Quicker start is possible for unified payments: MedPAC

Thanks to the creation of models that would use data already collected by federal officials, post-acute providers could be using a unified Medicare payment system sooner than expected, officials say.

Current timetables envision a unified, site-neutral reimbursement system sometime after 2023. But several Medicare Payment Advisory Commission officials recently wrote there might not be a need to wait that long.

Long-term care providers generally favor a unified system, which would consolidate four separate PAC payment systems into one, because they feel they would become a more attractive option.

Average payments for most patient groups would be “reasonably accurate” without additional assessment data, wrote MedPAC principal analyst Carol Carter and colleagues Bowen Garrett and Douglas Wissoker in a Health Affairs Blog post. That could pave the way for early implementation of a unified plan.
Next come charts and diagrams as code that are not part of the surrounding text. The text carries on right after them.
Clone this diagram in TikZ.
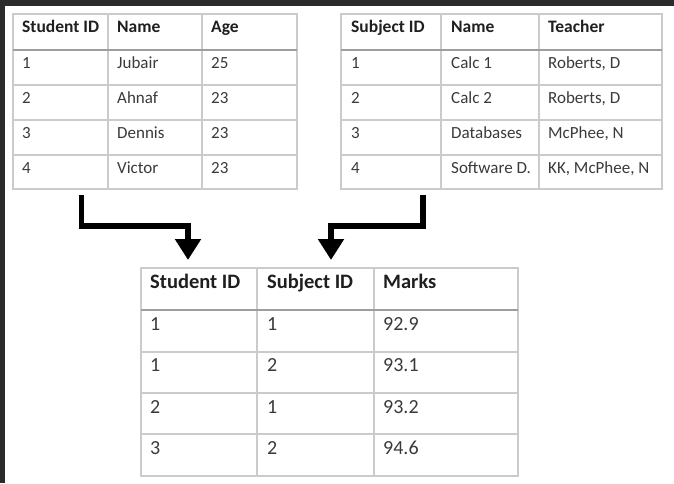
\documentclass[tikz,border=0pt]{standalone}
\usepackage{fontspec}
\setmainfont{Carlito}
\usetikzlibrary{arrows.meta}
\definecolor{framec}{HTML}{2B2B2B}
\definecolor{gridc}{HTML}{CBCBCB}
\definecolor{headc}{HTML}{9E9E9E}
\definecolor{txtc}{HTML}{3A3A3A}
\begin{document}
\begin{tikzpicture}[x=1pt,y=-1pt,
  grid/.style={draw=gridc,line width=1.2pt},
  headrule/.style={draw=headc,line width=2pt},
  tablebox/.style={grid,anchor=north west,inner sep=0pt,outer sep=0pt},
  cellS/.style={anchor=base west,inner sep=0pt,text=txtc,font=\fontsize{17}{19}\selectfont},
  headS/.style={cellS,text=black!88,font=\fontsize{17.5}{19}\selectfont\bfseries},
  cellL/.style={anchor=base west,inner sep=0pt,text=txtc,font=\fontsize{20}{22}\selectfont},
  headL/.style={cellL,text=black!88,font=\fontsize{20.5}{22}\selectfont\bfseries},
  link/.style={draw=black,line width=5.5pt,line join=miter,
    -{Triangle[width=25pt,length=21pt]}}]

% canvas and dark frame strips
\fill[white] (0,0) rectangle (674,483);
\fill[framec] (0,0) rectangle (674,6);
\fill[framec] (0,0) rectangle (5,483);
\useasboundingbox (0,0) rectangle (674,483);

% ---------- Students table ----------
\node[tablebox,minimum width=284pt,minimum height=175pt] (students) at (13,14) {};
\foreach \x in {108,202} \draw[grid] (\x,14) -- (\x,189);
\foreach \y in {85,120,155} \draw[grid] (13,\y) -- (297,\y);
\draw[headrule] (13,50) -- (297,50);
\node[headS] (st-h1) at (22,32) {Student ID};
\node[headS] (st-h2) at (117,32) {Name};
\node[headS] (st-h3) at (211,32) {Age};
\foreach \a/\b/\c [count=\r] in {1/Jubair/25, 2/Ahnaf/23, 3/Dennis/23, 4/Victor/23} {
  \node[cellS] (st-\r-1) at (22,{68+35*(\r-1)}) {\a};
  \node[cellS] (st-\r-2) at (117,{68+35*(\r-1)}) {\b};
  \node[cellS] (st-\r-3) at (211,{68+35*(\r-1)}) {\c};
}

% ---------- Subjects table ----------
\node[tablebox,minimum width=321pt,minimum height=175pt] (subjects) at (341,14) {};
\foreach \x in {441,539} \draw[grid] (\x,14) -- (\x,189);
\foreach \y in {85,120,155} \draw[grid] (341,\y) -- (662,\y);
\draw[headrule] (341,50) -- (662,50);
\node[headS] (sb-h1) at (351,32) {Subject ID};
\node[headS] (sb-h2) at (451,32) {Name};
\node[headS] (sb-h3) at (548,32) {Teacher};
\foreach \a/\b/\c [count=\r] in {1/Calc 1/{Roberts, D}, 2/Calc 2/{Roberts, D},
    3/Databases/{McPhee, N}, 4/Software D./{KK, McPhee, N}} {
  \node[cellS] (sb-\r-1) at (351,{68+35*(\r-1)}) {\a};
  \node[cellS] (sb-\r-2) at (451,{68+35*(\r-1)}) {\b};
  \node[cellS] (sb-\r-3) at (548,{68+35*(\r-1)}) {\c};
}

% ---------- Marks table ----------
\node[tablebox,minimum width=377pt,minimum height=208pt] (marks) at (141,268) {};
\foreach \x in {257,374} \draw[grid] (\x,268) -- (\x,476);
\foreach \y in {352,393,434} \draw[grid] (141,\y) -- (518,\y);
\draw[headrule] (141,310) -- (518,310);
\node[headL] (mk-h1) at (150,288) {Student ID};
\node[headL] (mk-h2) at (267,288) {Subject ID};
\node[headL] (mk-h3) at (383,288) {Marks};
\foreach \a/\b/\c [count=\r] in {1/1/92.9, 1/2/93.1, 2/1/93.2, 3/2/94.6} {
  \node[cellL] (mk-\r-1) at (150,{330+41.5*(\r-1)}) {\a};
  \node[cellL] (mk-\r-2) at (267,{330+41.5*(\r-1)}) {\b};
  \node[cellL] (mk-\r-3) at (383,{330+41.5*(\r-1)}) {\c};
}

% ---------- connectors ----------
\coordinate (fromStudents) at ([xshift=68.5pt,yshift=-6pt]students.south west);
\coordinate (fromSubjects) at ([xshift=82pt,yshift=-6pt]subjects.south west);
\coordinate (bendL) at (188,226);
\coordinate (bendR) at (331,226);
\draw[link] (fromStudents) |- (bendL) -- ([yshift=8pt]marks.north -| bendL);
\draw[link] (fromSubjects) |- (bendR) -- ([yshift=8pt]marks.north -| bendR);
\end{tikzpicture}
\end{document}
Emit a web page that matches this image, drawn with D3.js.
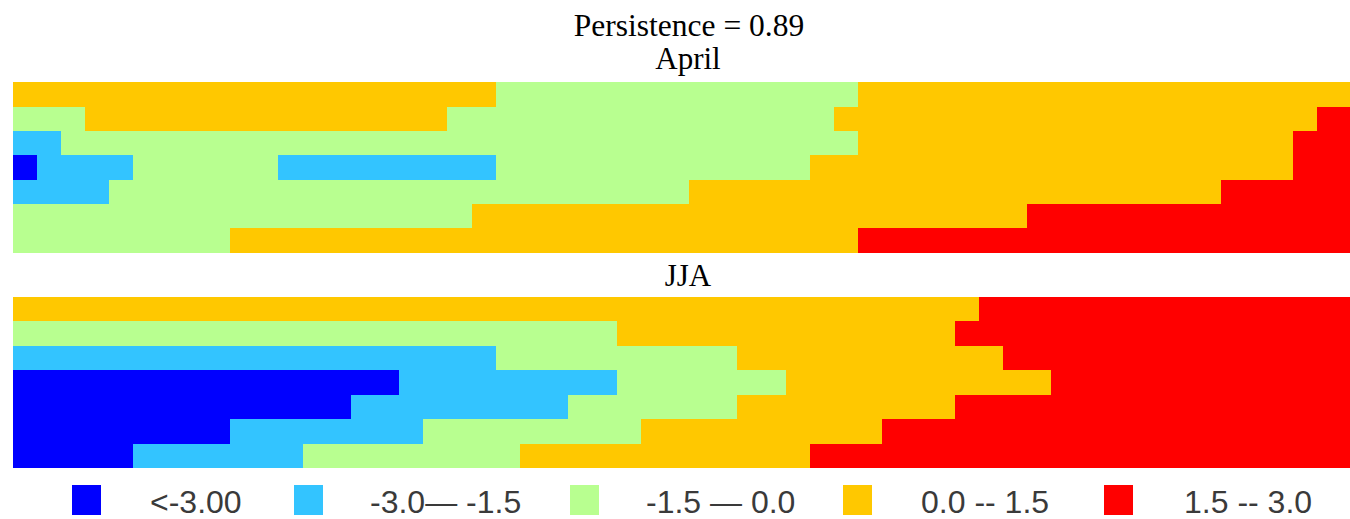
<!DOCTYPE html>
<html>
<head>
<meta charset="utf-8">
<script src="https://cdn.jsdelivr.net/npm/d3@7"></script>
<style>
  body { margin: 0; background: #fff; }
  svg { display: block; }
</style>
</head>
<body>
<svg id="chart" width="1350" height="519"></svg>
<script>
// categories (class index -> label / colour)
const classLabels = ["<-3.00", "-3.0\u2014 -1.5", "-1.5 \u2014 0.0", "0.0 -- 1.5", "1.5 -- 3.0"];
const classColors = ["#0000ff", "#33c4ff", "#b8ff90", "#ffc800", "#ff0000"];

// each row is a list of [class, number of columns] runs, top row first
const aprilRows = [
    [[3, 20], [2, 15], [3, 21]],
    [[2, 3], [3, 15], [2, 16], [3, 20], [4, 2]],
    [[1, 2], [2, 33], [3, 18], [4, 3]],
    [[0, 1], [1, 4], [2, 6], [1, 9], [2, 13], [3, 20], [4, 3]],
    [[1, 4], [2, 24], [3, 22], [4, 6]],
    [[2, 19], [3, 23], [4, 14]],
    [[2, 9], [3, 26], [4, 21]]
];
const jjaRows = [
    [[3, 40], [4, 16]],
    [[2, 25], [3, 14], [4, 17]],
    [[1, 20], [2, 10], [3, 11], [4, 15]],
    [[0, 16], [1, 9], [2, 7], [3, 11], [4, 13]],
    [[0, 14], [1, 9], [2, 7], [3, 9], [4, 17]],
    [[0, 9], [1, 8], [2, 9], [3, 10], [4, 20]],
    [[0, 5], [1, 7], [2, 9], [3, 12], [4, 23]]
];

const mainTitle = "Persistence = 0.89";
const panelTitles = ["April", "JJA"];

// layout
const svg = d3.select("#chart");
const colDomain = [-0.15, 55.36];   // map is cropped at both sides
const x = d3.scaleLinear().domain(colDomain).range([9, 1350]);
const color = d3.scaleOrdinal().domain(d3.range(5)).range(classColors);

function expand(rows) {
    let cells = [];
    rows.forEach(function(runs, r) {
        let c = 0;
        runs.forEach(function(run) {
            for (let k = 0; k < run[1]; k++) {
                cells.push({row: r, col: c, cls: run[0]});
                c++;
            }
        });
    });
    return cells;
}

function drawPanel(rows, top, bottom, rowStart, title, titleY) {
    // top row is cropped a little differently, so start the row scale before 0
    const y = d3.scaleLinear().domain([rowStart, rows.length]).range([top, bottom]);
    const g = svg.append("g");
    g.selectAll("rect")
        .data(expand(rows))
        .enter()
        .append("rect")
        .attr("x", d => x(Math.max(d.col, colDomain[0])))
        .attr("width", d => x(Math.min(d.col + 1, colDomain[1])) - x(Math.max(d.col, colDomain[0])))
        .attr("y", d => y(Math.max(d.row, rowStart)))
        .attr("height", d => y(d.row + 1) - y(Math.max(d.row, rowStart)))
        .attr("fill", d => color(d.cls))
        .attr("shape-rendering", "crispEdges");

    svg.append("text")
        .attr("x", 688)
        .attr("y", titleY)
        .attr("text-anchor", "middle")
        .style("font-family", "'Liberation Serif', 'Times New Roman', serif")
        .style("font-size", "31px")
        .text(title);
}

svg.append("text")
    .attr("x", 689)
    .attr("y", 36)
    .attr("text-anchor", "middle")
    .style("font-family", "'Liberation Serif', 'Times New Roman', serif")
    .style("font-size", "31.5px")
    .text(mainTitle);

drawPanel(aprilRows, 79.3, 252.7, -0.12, panelTitles[0], 69);
drawPanel(jjaRows, 293.3, 468.3, -0.15, panelTitles[1], 286);

// legend
const legendBoxX = [72, 294, 570, 843, 1104];
const legendTextX = [150, 370, 646, 921, 1184];
const lg = svg.append("g");
classLabels.forEach(function(lab, i) {
    lg.append("rect")
        .attr("x", legendBoxX[i])
        .attr("y", 485)
        .attr("width", 29)
        .attr("height", 30)
        .attr("fill", color(i));
    lg.append("text")
        .attr("x", legendTextX[i])
        .attr("y", 513)
        .style("font-family", "'Liberation Sans', Arial, sans-serif")
        .style("font-size", "32px")
        .style("fill", "#3a3a3a")
        .text(lab);
});
</script>
</body>
</html>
However, CMS first would have to create a monitoring program that could detect “inappropriate” provider activity, such as choosing to treat more lucrative patients and not others, providing unnecessary post-acute care stays and delaying care.

Medicare officials also would need to readjust setting-specific policies, such as conditions of participation, once the system is in place, they noted.

Perhaps ominous for providers, the authors added that their analysis of 2013 data showed that Medicare payments averaged 19% “above the costs of PAC.” 

This suggests that “program payments for these services could be lowered,” they wrote.

About 40% of Medicare beneficiaries discharged from an acute-care hospital subsequently use nursing homes or other post-acute providers, the authors noted.